Here’s where the supply rates charged by Illinois’ major utilities stand now:

  • In a bit of good news, March prices were down from February for five utilities. Illinois Gas (about 6 percent lower), Liberty Utilities (about 21 percent lower), Mid American (about 16 percent lower), Nicor Gas (about 9 percent lower), and North Shore gas (about 5 percent lower). Four charged higher prices than last month: Ameren Illinois (about 8 percent higher), Consumers Gas (about 99 percent higher), Mt. Carmel (about 56 percent higher), and Peoples Gas (about 5 percent higher).
  • Compared with March 2025, this month’s prices were higher for six of the utilities, ranging from about 3 percent higher for MidAmerican to about 86 percent higher for Consumers Gas. Three utilities charged prices that were lower than last March, ranging from about 0.07 percent lower for Peoples Gas to about 21 percent lower for North Shore Gas.

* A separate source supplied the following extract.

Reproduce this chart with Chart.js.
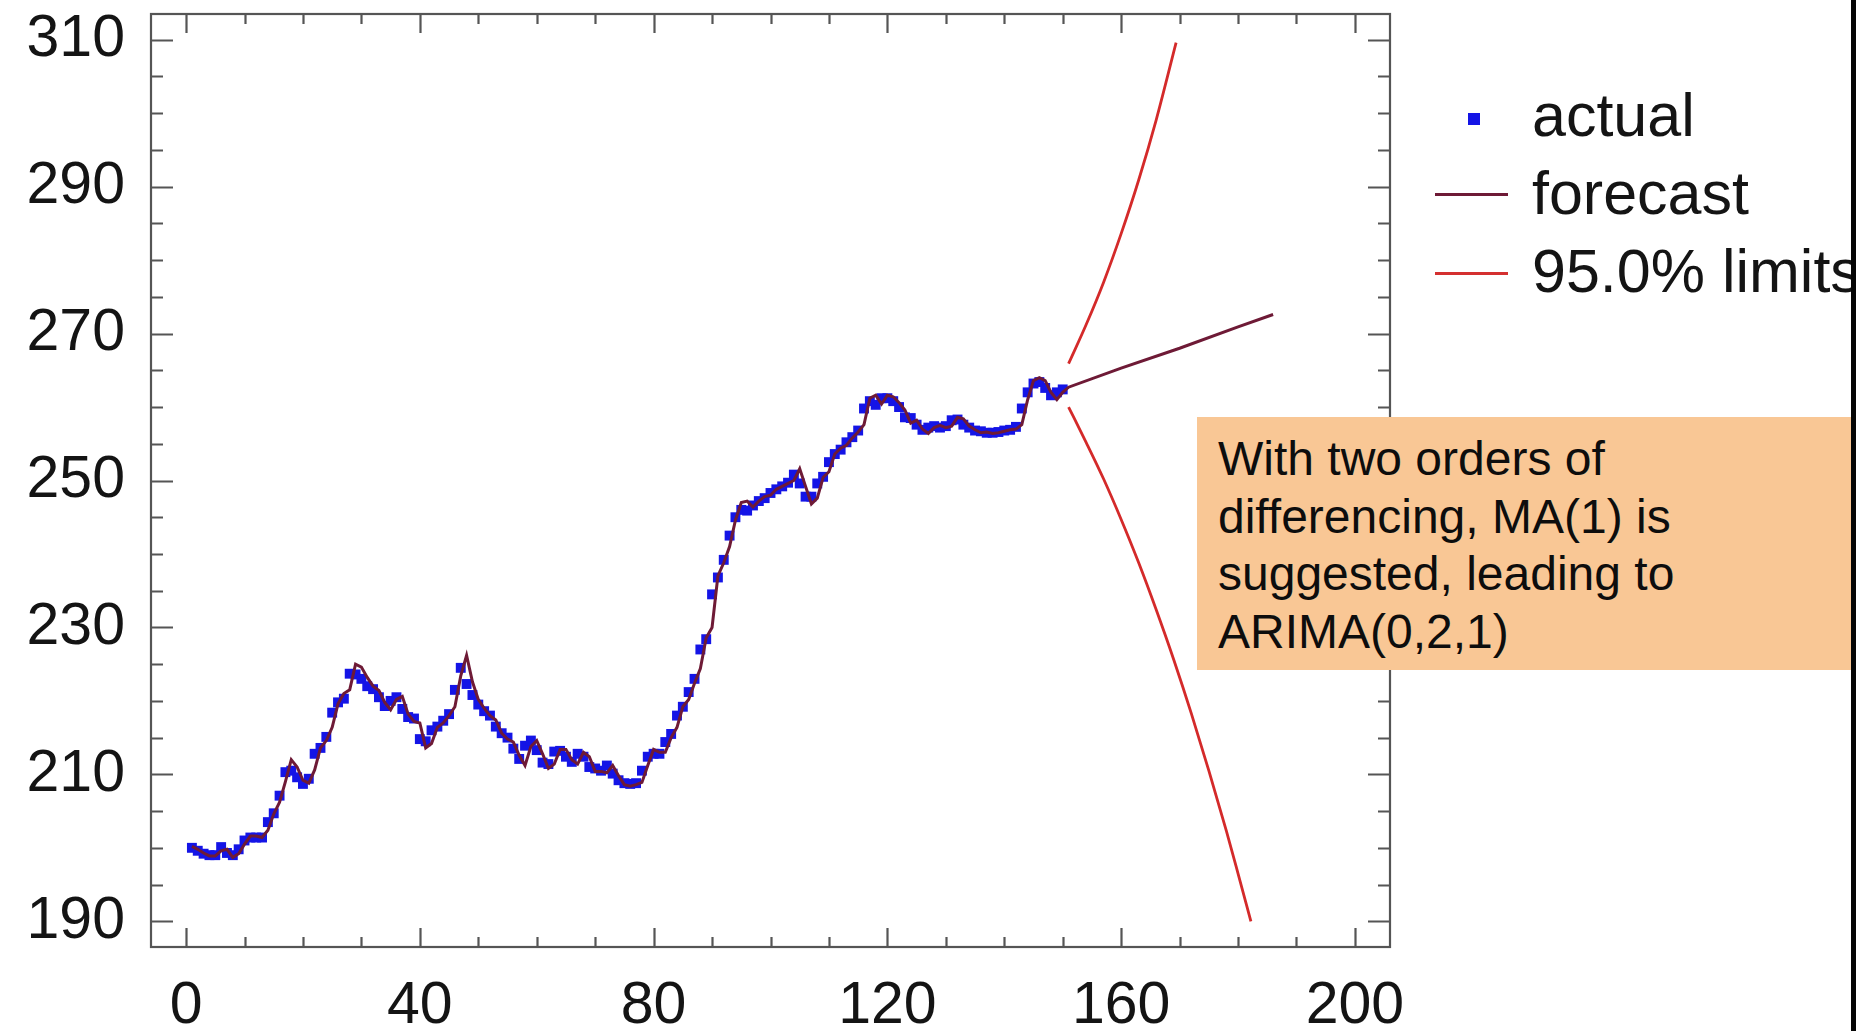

Check out this month’s prices:  

March 2026 Gas Prices
Ameren Illinois 50.799 cents per therm (UP about 9 percent from March 2025)

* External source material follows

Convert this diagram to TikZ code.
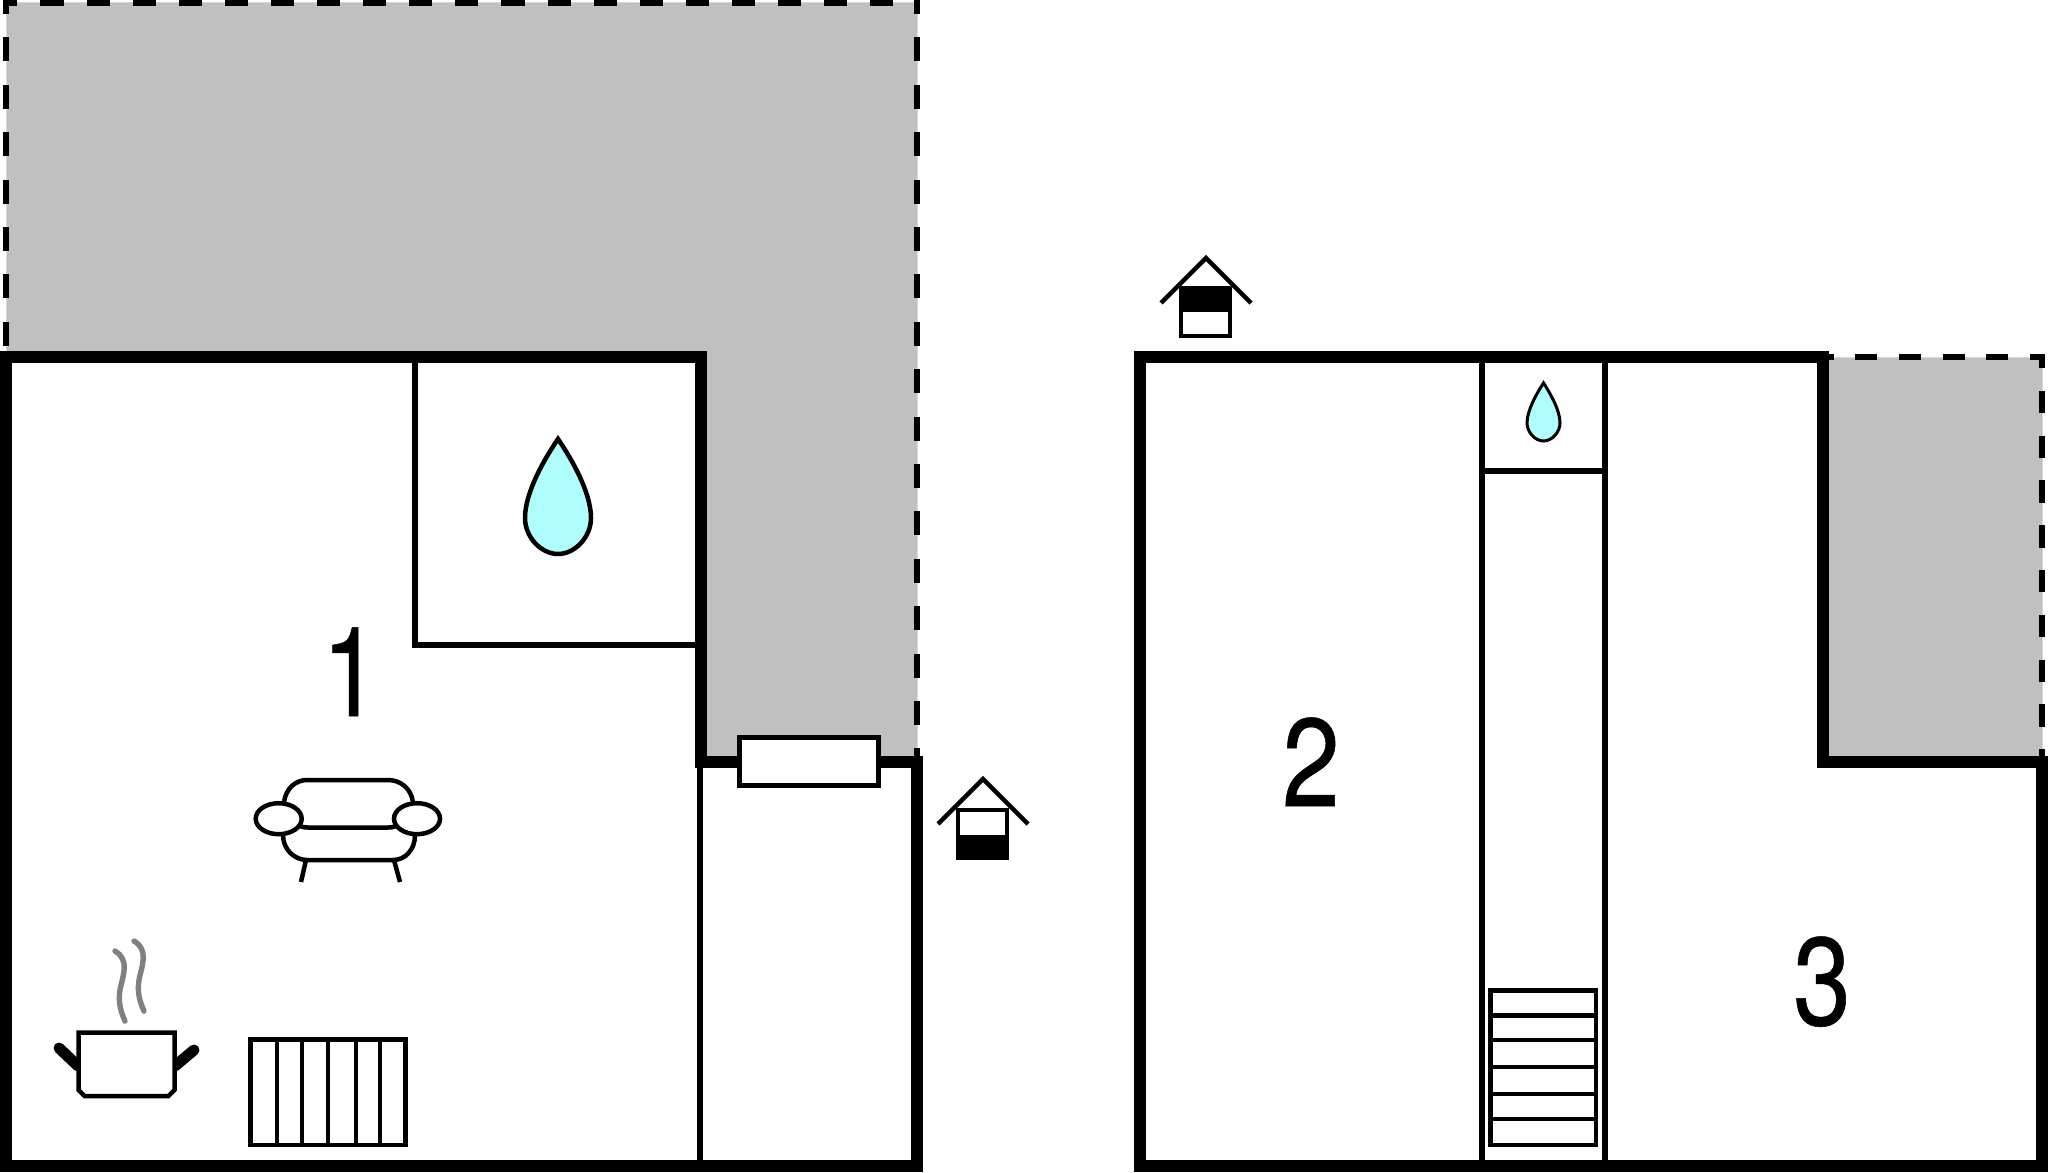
\documentclass[tikz,border=0pt]{standalone}
\usepackage{fontspec}
\setmainfont{TeX Gyre Heros}
\newfontfamily\digitfont[FakeStretch=0.83,FakeBold=0.4]{TeX Gyre Heros}
\definecolor{terrace}{HTML}{C0C0C0}
\definecolor{terraceedge}{HTML}{D8D8D8}
\definecolor{water}{HTML}{B0FFFF}
\definecolor{steam}{HTML}{808080}
\tikzset{
  terracefill/.style={fill=terrace,draw=terraceedge,line width=0.5pt},
  wall/.style={line width=6pt,line join=miter,line cap=butt},
  inner wall/.style={line width=3pt},
  item/.style={line width=2.25pt,line join=miter},
  sofa line/.style={line width=2.25pt},
  edgehoriz/.style={line width=2.85pt,dash pattern=on 11.55pt off 11.5pt,dash phase=4.35pt},
  edgevert/.style={line width=2.85pt,dash pattern=on 12pt off 11.7pt,dash phase=5pt},
  smallhoriz/.style={line width=2.85pt,dash pattern=on 11pt off 10.85pt,dash phase=3.5pt},
  smallvert/.style={line width=2.85pt,dash pattern=on 11.2pt off 11.2pt,dash phase=4.05pt},
  number/.style={font=\digitfont\fontsize{62.5pt}{62.5pt}\selectfont,inner sep=0pt,anchor=base},
  steamline/.style={draw=steam,line width=2.7pt,line cap=round},
  handle/.style={line width=5.5pt,line cap=round},
}
\begin{document}
\begin{tikzpicture}[x=0.5pt,y=-0.5pt]
\useasboundingbox (0,0) rectangle (2048,1172);
% terraces
\path[terracefill] (6,3) -- (917,3) -- (917,761) -- (701,761) -- (701,357) -- (6,357) -- cycle;
\path[terracefill] (1822,357) -- (2042,357) -- (2042,761) -- (1822,761) -- cycle;
% dashed edges
\draw[edgehoriz] (3,2.8) -- (920,2.8);
\draw[edgevert] (916.7,0) -- (916.7,756);
\draw[edgevert] (5.8,0) -- (5.8,352);
\draw[smallhoriz] (2045,357) -- (1822,357);
\draw[smallvert] (2042,354) -- (2042,761);
% interior walls
\draw[inner wall] (414.5,357) -- (414.5,644.5) -- (701,644.5);
\draw[inner wall] (700,761) -- (700,1166);
\draw[inner wall] (1482,357) -- (1482,1166);
\draw[inner wall] (1605,357) -- (1605,1166);
\draw[inner wall] (1482,471) -- (1605,471);
% outer walls
\draw[wall] (6,357) -- (701,357) -- (701,761.5) -- (916.5,761.5) -- (916.5,1166) -- (6,1166) -- cycle;
\draw[wall] (1140,357) -- (1822.5,357) -- (1822.5,761.5) -- (2042,761.5) -- (2042,1166) -- (1140,1166) -- cycle;
% window
\draw[item,fill=white] (739.5,737.5) rectangle (878.5,785.5);
% numbers
\node[number] (n1) at (351,716) {1};
\node[number] (n2) at (1311,806) {2};
\node[number] (n3) at (1822,1025) {3};
% drops
\draw[item,fill=water] (558,439) .. controls (545,458) and (525,492) .. (525,518) .. controls (525,537) and (541,554) .. (558,554) .. controls (575,554) and (591,537) .. (591,518) .. controls (591,492) and (571,458) .. (558,439) -- cycle;
\draw[line width=1.5pt,fill=water] (1543.5,383) .. controls (1537,393) and (1527,410) .. (1527,423) .. controls (1527,432) and (1535,441) .. (1543.5,441) .. controls (1552,441) and (1560,432) .. (1560,423) .. controls (1560,410) and (1550,393) .. (1543.5,383) -- cycle;
% sofa
\draw[sofa line] (284,802) .. controls (286,788) and (296,780) .. (307,780) -- (388,780) .. controls (400,780) and (411,788) .. (413,802);
\draw[sofa line] (298,825) .. controls (302,827) and (304,827.5) .. (308,827.5) -- (388,827.5) .. controls (392,827.5) and (394,827) .. (398,825);
\draw[sofa line] (283,835) .. controls (283,850) and (295,860) .. (307,860) -- (393,860) .. controls (405,860) and (415,850) .. (415,835);
\draw[sofa line] (306,860) -- (301,882);
\draw[sofa line] (394,860) -- (400,882);
\draw[sofa line,fill=white] (278.7,818.7) ellipse [x radius=23,y radius=15.5];
\draw[sofa line,fill=white] (417,818.7) ellipse [x radius=23,y radius=15.5];
% pot
\draw[handle] (59,1048) -- (78,1066);
\draw[handle] (194,1050) -- (175,1066);
\draw[item,fill=white] (78.5,1032.5) -- (174.5,1032.5) -- (174.5,1090) -- (168.5,1096) -- (84.5,1096) -- (78.5,1090) -- cycle;
\draw[steamline] (115,951) .. controls (130,960) and (123,975) .. (120,990) .. controls (118,1003) and (121,1012) .. (125,1021);
\draw[steamline] (134,941) .. controls (149,950) and (142,965) .. (139,980) .. controls (137,993) and (140,1002) .. (144,1011);
% radiator
\draw[item] (250.5,1039.5) rectangle (405.5,1145);
\draw[item] (277,1039.5) -- (277,1145) (302,1039.5) -- (302,1145) (328,1039.5) -- (328,1145) (356,1039.5) -- (356,1145) (380,1039.5) -- (380,1145);
% stairs
\draw[item] (1490.5,990.5) rectangle (1596,1145);
\draw[item] (1490.5,1015.7) -- (1596,1015.7) (1490.5,1040) -- (1596,1040) (1490.5,1067) -- (1596,1067) (1490.5,1094) -- (1596,1094) (1490.5,1119) -- (1596,1119);
% house icons
\fill (956,808) rectangle (1009,860);
\fill[white] (960,812) rectangle (1005,835);
\draw[item] (938,824) -- (983,779) -- (1028,824);
\fill (1179,286) rectangle (1232,338);
\fill[white] (1183,312) rectangle (1228,334);
\draw[item] (1161,303) -- (1206,258) -- (1251,303);
\end{tikzpicture}
\end{document}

Consumers Gas 80.534 cents per therm (UP about 86 percent from March 2025)
Illinois Gas 60.09 cents per therm (UP about 15 percent from March 2025)
Liberty Utilities 40.9 cents per therm (DOWN about 6 percent from March 2025)
MidAmerican Energy 63.27 cents per therm (UP about 3 percent from March 2025)
Mt. Carmel 89.93 cents per therm (UP about 60 percent from March 2025)
Nicor Gas 49.00 cents per therm (UP about 29 percent from March 2025)
North Shore Gas 44.55 cents per therm (DOWN about 21 percent from March 2025)
Peoples Gas 40.67 cents per therm (DOWN about 0.07 percent from March 2025)

Note: Your utility is determined by where you live, so you cannot switch from one utility to another. Under Illinois law, gas utilities are not allowed to profit off supply prices—they pass those costs from gas producers and marketers onto customers with no markup. State regulators annually review the utilities’ gas-management procedures to evaluate whether the companies did a reasonable job with their gas purchases, given market conditions, to hold down costs for consumers as much as possible. Regulators can order refunds, although that is rare.